1. A heating element for a hair styling device, comprising: an electrically insulating inner ceramic layer; an electrically conductive resistive heating layer disposed on and in contact with said inner layer; and an electrically insulating outer ceramic layer disposed on and in contact with said resistive heating layer.

2. The heating element of claim 1, further comprising lead wires electrically connected to said resistive heating layer.

3. The heating element of claim 1, wherein said inner core is bonded to said outer core by a high temperature, thermally insulating adhesive material.

4. The heating element of claim 1, wherein said inner ceramic layer and said outer ceramic layer are made from aluminum oxide (Al2O3) ceramics.

5. The heating element of claim 1, wherein said heating element is a cylindrical tube having an axis.

6. The heating element of claim 5, wherein a combination of a thickness of said outer ceramic layer, a thickness of said resistive heating layer, and a thickness of said inner ceramic layer is between about 1.0 mm and about 8.0 mm.

7. The heating element of claim 1, wherein said heating element emits far infrared radiation when heated to a selected temperature.

8. The heating element of claim 5, wherein said outer ceramic layer has a length along said axis that is longer than a length along said axis of said resistive heating layer and said inner ceramic layer.

9. The heating element of claim 1, wherein said resistive heating layer has a thickness of between about 0.1 mm and about 0.3 mm.

10. A hair setting device for curling hair, comprising: a cylindrical heating element having an electrically insulating inner ceramic layer, an electrically conductive resistive heating layer disposed on and in contact with said inner layer, and an electrically insulating outer ceramic layer disposed on and in contact with said resistive heating layer; and a cylindrical barrel surrounding said heating element.

11. The hair setting device of claim 10, wherein said cylindrical heating element is tightly fit into said barrel so that said outer ceramic layer is in contact with an interior surface of said barrel.

12. The hair setting device of claim 10, wherein said barrel is made from a material selected from the group consisting of: a heat conductive metal and a high temperature plastic.

13. The hair setting device of claim 10, further comprising a thermal sensor in thermal contact with said heating element and connected to a control device.

14. The hair setting device of claim 13, wherein said thermal sensor is positioned between said barrel and said heating element.

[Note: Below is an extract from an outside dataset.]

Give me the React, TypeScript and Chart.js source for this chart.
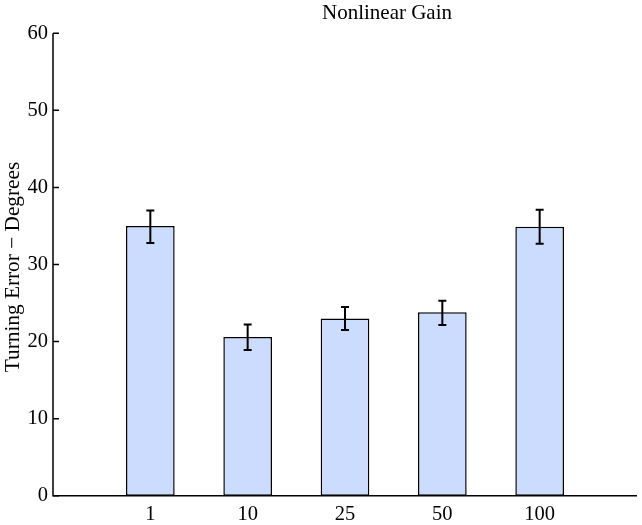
import React, { useEffect, useRef } from "react";
import { Chart, registerables } from "chart.js";

Chart.register(...registerables);

const categories = ["1", "10", "25", "50", "100"];
const positions = [1, 2, 3, 4, 5];
const values = [35.0, 20.6, 23.0, 23.8, 34.9];
const errLow = [32.8, 18.9, 21.5, 22.15, 32.7];
const errHigh = [37.0, 22.2, 24.5, 25.3, 37.1];
const yTicks = [0, 10, 20, 30, 40, 50, 60];
const titleText = "Nonlinear Gain";
const yLabelText = "Turning Error \u2212 Degrees";

const FONT = "'Liberation Serif', 'Times New Roman', serif";

const decorPlugin = {
  id: "decor",
  afterDatasetsDraw(chart: any) {
    const { ctx, chartArea, scales } = chart;
    const x = scales.x;
    const y = scales.y;
    ctx.save();
    // error bars
    ctx.strokeStyle = "#000";
    ctx.lineWidth = 2;
    for (let i = 0; i < values.length; i++) {
      const px = x.getPixelForValue(positions[i]);
      const lo = y.getPixelForValue(errLow[i]);
      const hi = y.getPixelForValue(errHigh[i]);
      ctx.beginPath();
      ctx.moveTo(px, lo);
      ctx.lineTo(px, hi);
      ctx.moveTo(px - 4, lo);
      ctx.lineTo(px + 4, lo);
      ctx.moveTo(px - 4, hi);
      ctx.lineTo(px + 4, hi);
      ctx.stroke();
    }
    // axes
    ctx.lineWidth = 1.5;
    ctx.beginPath();
    ctx.moveTo(chartArea.left, chartArea.top);
    ctx.lineTo(chartArea.left, chartArea.bottom);
    ctx.lineTo(chartArea.right, chartArea.bottom);
    ctx.stroke();
    ctx.beginPath();
    for (const t of yTicks) {
      const py = y.getPixelForValue(t);
      ctx.moveTo(chartArea.left, py);
      ctx.lineTo(chartArea.left + 6, py);
    }
    ctx.stroke();
    // title
    ctx.fillStyle = "#000";
    ctx.font = `21px ${FONT}`;
    ctx.textAlign = "center";
    ctx.textBaseline = "alphabetic";
    ctx.fillText(titleText, 387, 18.5);
    // y label
    ctx.translate(19, 267);
    ctx.rotate(-Math.PI / 2);
    ctx.font = `21.3px ${FONT}`;
    ctx.textAlign = "center";
    ctx.textBaseline = "alphabetic";
    ctx.fillText(yLabelText, 0, 0);
    ctx.restore();
  },
};

export default function App() {
  const ref = useRef<HTMLCanvasElement | null>(null);
  useEffect(() => {
    if (!ref.current) return;
    const chart = new Chart(ref.current, {
      type: "bar",
      data: {
        datasets: [
          {
            data: positions.map((p, i) => ({ x: p, y: values[i] })),
            backgroundColor: "rgb(204,220,255)",
            borderColor: "#000",
            borderWidth: 1.5,
            borderSkipped: false,
            barPercentage: 0.5,
            categoryPercentage: 1,
          },
        ],
      },
      options: {
        animation: false,
        responsive: false,
        layout: { padding: { top: 33.3, right: 5, left: 0, bottom: 0 } },
        plugins: {
          legend: { display: false },
          tooltip: { enabled: false },
          title: { display: false },
        },
        scales: {
          x: {
            type: "linear",
            min: 0,
            max: 6,
            offset: false,
            grid: { display: false, drawTicks: false, offset: false },
            border: { display: false },
            afterBuildTicks: (axis: any) => {
              axis.ticks = positions.map((v) => ({ value: v }));
            },
            afterFit: (axis: any) => {
              axis.height = 29.3;
            },
            ticks: {
              padding: 7,
              maxRotation: 0,
              autoSkip: false,
              color: "#000",
              font: { family: FONT, size: 20.5 },
              callback: (v: any) => {
                const idx = positions.indexOf(Number(v));
                return idx >= 0 ? categories[idx] : "";
              },
            },
          },
          y: {
            type: "linear",
            min: 0,
            max: 60,
            grid: { display: false, drawTicks: false },
            border: { display: false },
            afterBuildTicks: (axis: any) => {
              axis.ticks = yTicks.map((v) => ({ value: v }));
            },
            afterFit: (axis: any) => {
              axis.width = 53;
            },
            ticks: {
              padding: 5,
              color: "#000",
              font: { family: FONT, size: 20.5 },
            },
          },
        },
      },
      plugins: [decorPlugin],
    } as any);
    return () => chart.destroy();
  }, []);
  return (
    <div style={{ position: "absolute", left: 0, top: 0, width: 642, height: 525, background: "#fff" }}>
      <canvas ref={ref} width={642} height={525} />
    </div>
  );
}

15. The hair setting device of claim 10, further comprising: a handle attached to an end of said barrel; a partially cylindrically shaped clamp having a cylindrical portion and a thumb press, wherein said clamp is attached to said barrel via a hinge and a spring mount.

16. The hair setting device of claim 10, wherein said cylindrical heating element is a plurality of cylindrical heating elements electrically connected to a control device.

17. A method for manufacturing a heating element for a hair setting device, comprising the steps of: depositing an electrically conductive heating film on at least a portion of a surface of an inner cylindrical ceramic base to form a resistive heating layer; connecting said heating film to electrically conductive wire leads; and disposing an outer cylindrical ceramic layer on said resistive heating layer.

18. The method of claim 17, further comprising the step of adhering said film to said surface by sintering.

19. The method of claim 17, wherein said step of depositing is accomplished by spraying a slurry of conductive material to said surface.

20. The method of claim 17, further comprising: bonding said inner cylindrical ceramic layer to said outer cylindrical ceramic layer by applying high temperature thermally insulating adhesive material to said inner ceramic layer and to said outer ceramic layer.